Katherine Megumi Shozawa is an interdisciplinary artist and educator from the unceded ancestral lands of the Sḵwx̱wú7mesh Úxwumixw (Squamish), səl̓ilw̓ətaʔɬ (Tsleil-Waututh) and xʷməθkʷəy̓əm (Musqueam) Nations, an area known as Vancouver, British Columbia. Her socially engaged art practice begins with intimate examinations of stories and qualities of memory in marginalized communities in the U.S. and Canada, including her own.  Spanning more than twenty years, her work is diverse in scope while linked by a common focus on the visual and cultural vitality of inclusive public space.
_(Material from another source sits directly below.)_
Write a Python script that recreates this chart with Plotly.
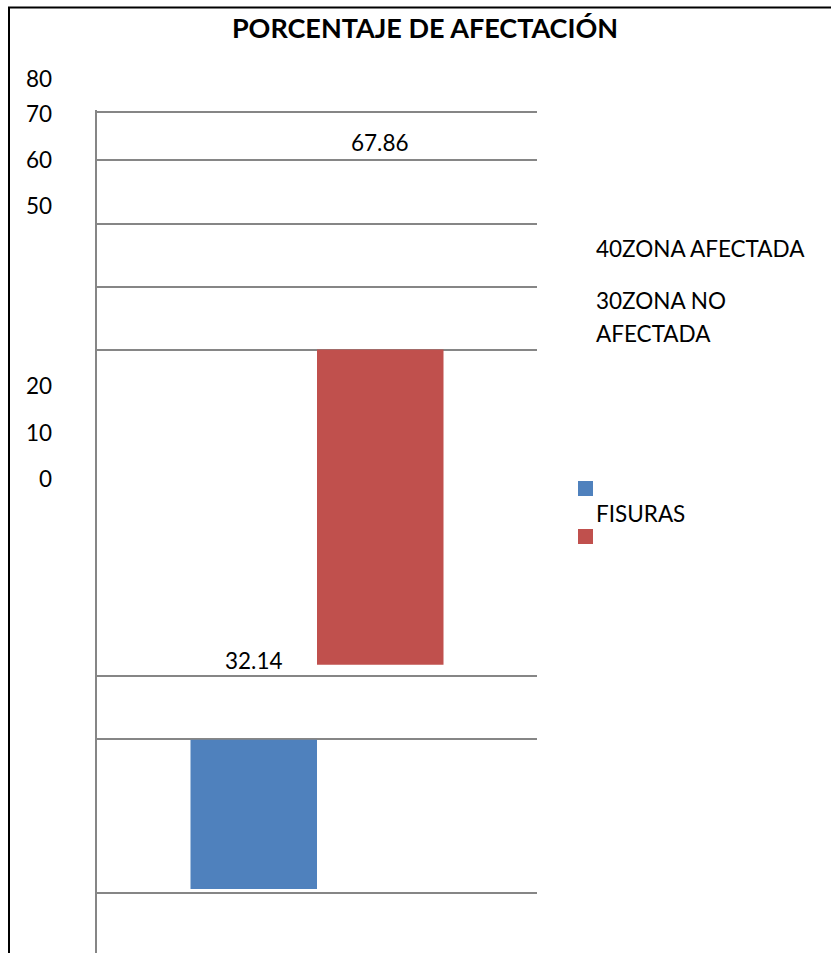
import plotly.graph_objects as go

# ---------------- data ----------------
TITLE = "PORCENTAJE DE AFECTACIÓN"
CATEGORY = ["FISURAS"]
SERIES = ["ZONA AFECTADA", "ZONA NO AFECTADA"]
ZONA_AFECTADA = [32.14]
ZONA_NO_AFECTADA = [67.86]
TICK_LABELS = ["80", "70", "60", "50", "40", "30", "20", "10", "0"]

# ---------------- layout constants (pixels of the 831x953 page) ----------------
W, H = 831, 953
PLOT_L, PLOT_R, PLOT_T, PLOT_B = 97, 537, 110, 953
ZERO_PX = 889.0          # pixel row of value 0
PX_PER_UNIT = 4.645      # vertical scale
RED_BASE_PX = 664.7      # where the second bar starts (displaced in the original)
GRID_PX = [112, 160, 224, 287, 350, 676, 739, 893]
TICK_PX = {"80": 78.5, "70": 113.5, "60": 159, "50": 205.5, "20": 386, "10": 432.5, "0": 478}
BLUE = "#4F81BD"
RED = "#C0504D"
GRID = "#868686"
FONT = "Lato"
FS = 22.5


def u(p):  # pixel row -> data value
    return (ZERO_PX - p) / PX_PER_UNIT


def px_x(p):  # pixel column -> paper x
    return (p - PLOT_L) / (PLOT_R - PLOT_L)


def px_y(p):  # pixel row -> paper y
    return (PLOT_B - p) / (PLOT_B - PLOT_T)


fig = go.Figure()
fig.add_trace(go.Bar(x=CATEGORY, y=ZONA_AFECTADA, name=SERIES[0],
                     marker=dict(color=BLUE, line=dict(width=0))))
fig.add_trace(go.Bar(x=CATEGORY, y=ZONA_NO_AFECTADA, name=SERIES[1],
                     base=[u(RED_BASE_PX)],
                     marker=dict(color=RED, line=dict(width=0))))

txt = dict(family=FONT, size=FS, color="black")
annotations = []
# data labels (displaced as in the original)
annotations.append(dict(text=f"{ZONA_AFECTADA[0]:.2f}", xref="paper", yref="paper",
                        x=px_x(253.5), y=px_y(660), xanchor="center", yanchor="middle",
                        showarrow=False, font=txt))
annotations.append(dict(text=f"{ZONA_NO_AFECTADA[0]:.2f}", xref="paper", yref="paper",
                        x=px_x(380), y=px_y(142), xanchor="center", yanchor="middle",
                        showarrow=False, font=txt))
# tick labels on the left
for lab, p in TICK_PX.items():
    annotations.append(dict(text=lab, xref="paper", yref="paper", x=px_x(54), y=px_y(p),
                            xanchor="right", yanchor="middle", showarrow=False, font=txt))
# garbled legend texts
annotations.append(dict(text=TICK_LABELS[4] + SERIES[0], xref="paper", yref="paper",
                        x=px_x(594), y=px_y(248), xanchor="left", yanchor="middle",
                        showarrow=False, font=txt))
annotations.append(dict(text=TICK_LABELS[5] + SERIES[1].rsplit(" ", 1)[0], xref="paper", yref="paper",
                        x=px_x(594), y=px_y(300), xanchor="left", yanchor="middle",
                        showarrow=False, font=txt))
annotations.append(dict(text=SERIES[1].rsplit(" ", 1)[1], xref="paper", yref="paper",
                        x=px_x(594), y=px_y(333.5), xanchor="left", yanchor="middle",
                        showarrow=False, font=txt))
annotations.append(dict(text=CATEGORY[0], xref="paper", yref="paper",
                        x=px_x(594), y=px_y(513), xanchor="left", yanchor="middle",
                        showarrow=False, font=txt))

shapes = [
    # legend swatches
    dict(type="rect", xref="paper", yref="paper", x0=px_x(578), x1=px_x(593),
         y0=px_y(496), y1=px_y(481), fillcolor=BLUE, line=dict(width=0)),
    dict(type="rect", xref="paper", yref="paper", x0=px_x(578), x1=px_x(593),
         y0=px_y(544), y1=px_y(529), fillcolor=RED, line=dict(width=0)),
    # outer frame (left and top)
    dict(type="line", xref="paper", yref="paper", x0=px_x(9), x1=px_x(9),
         y0=px_y(7), y1=px_y(953), line=dict(color="black", width=2)),
    dict(type="line", xref="paper", yref="paper", x0=px_x(8), x1=px_x(831),
         y0=px_y(7.5), y1=px_y(7.5), line=dict(color="black", width=2)),
]

fig.update_layout(
    width=W, height=H,
    margin=dict(l=PLOT_L, r=W - PLOT_R, t=PLOT_T, b=H - PLOT_B, pad=0),
    paper_bgcolor="white", plot_bgcolor="white",
    barmode="group", bargap=0.425, bargroupgap=0,
    showlegend=False,
    title=dict(text=f"<b>{TITLE}</b>", x=425 / W, y=1 - 29 / H, xanchor="center",
               yanchor="middle", font=dict(family=FONT, size=27, color="black")),
    xaxis=dict(showgrid=False, zeroline=False, showline=False, showticklabels=False,
               ticks="", fixedrange=True),
    yaxis=dict(range=[u(PLOT_B), u(PLOT_T)], tickmode="array",
               tickvals=[u(p) for p in GRID_PX], showticklabels=False, ticks="",
               showgrid=True, gridcolor=GRID, gridwidth=2, zeroline=False,
               showline=True, linecolor=GRID, linewidth=2),
    annotations=annotations,
    shapes=shapes,
)

fig.write_html("out.html")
Shozawa attended the Whitney Museum of American Art’s Independent Study Program and earned her MFA in Art Practice from the University of California, Berkeley and BA in American Studies from Yale University.  Her work currently travels to museums and communities across Canada and the U.S. and is documented in three recent books, including Listening to the City (2018) from the MIT Community Innovators Lab (CoLab) where she was a research affiliate.  Past fellowships and grants include the Lannan Foundation at the Fine Arts Work Center in Provincetown, MuraLab at the City of Philadelphia’s Mural Arts Program, a Massachusetts Cultural Council Artist Grant, and others.  During her years in Philadelphia, she advised the Chinatown North Social Practice Lab, supported by ArtPlace America, alongside artist and co-founder Rick Lowe of Project Row Houses.  For nearly ten years, Shozawa served as inaugural Director of Community Engagement at the College of Art and Design, Lesley University, founding the first socially engaged art and design incubator to connect faculty and students to communities in Cambridge and Greater Boston. She established the first community access scholarship for talented local high school students to co-enroll in undergraduate courses. Shozawa is a lecturer at the School of the Museum of Fine Arts at Tufts University.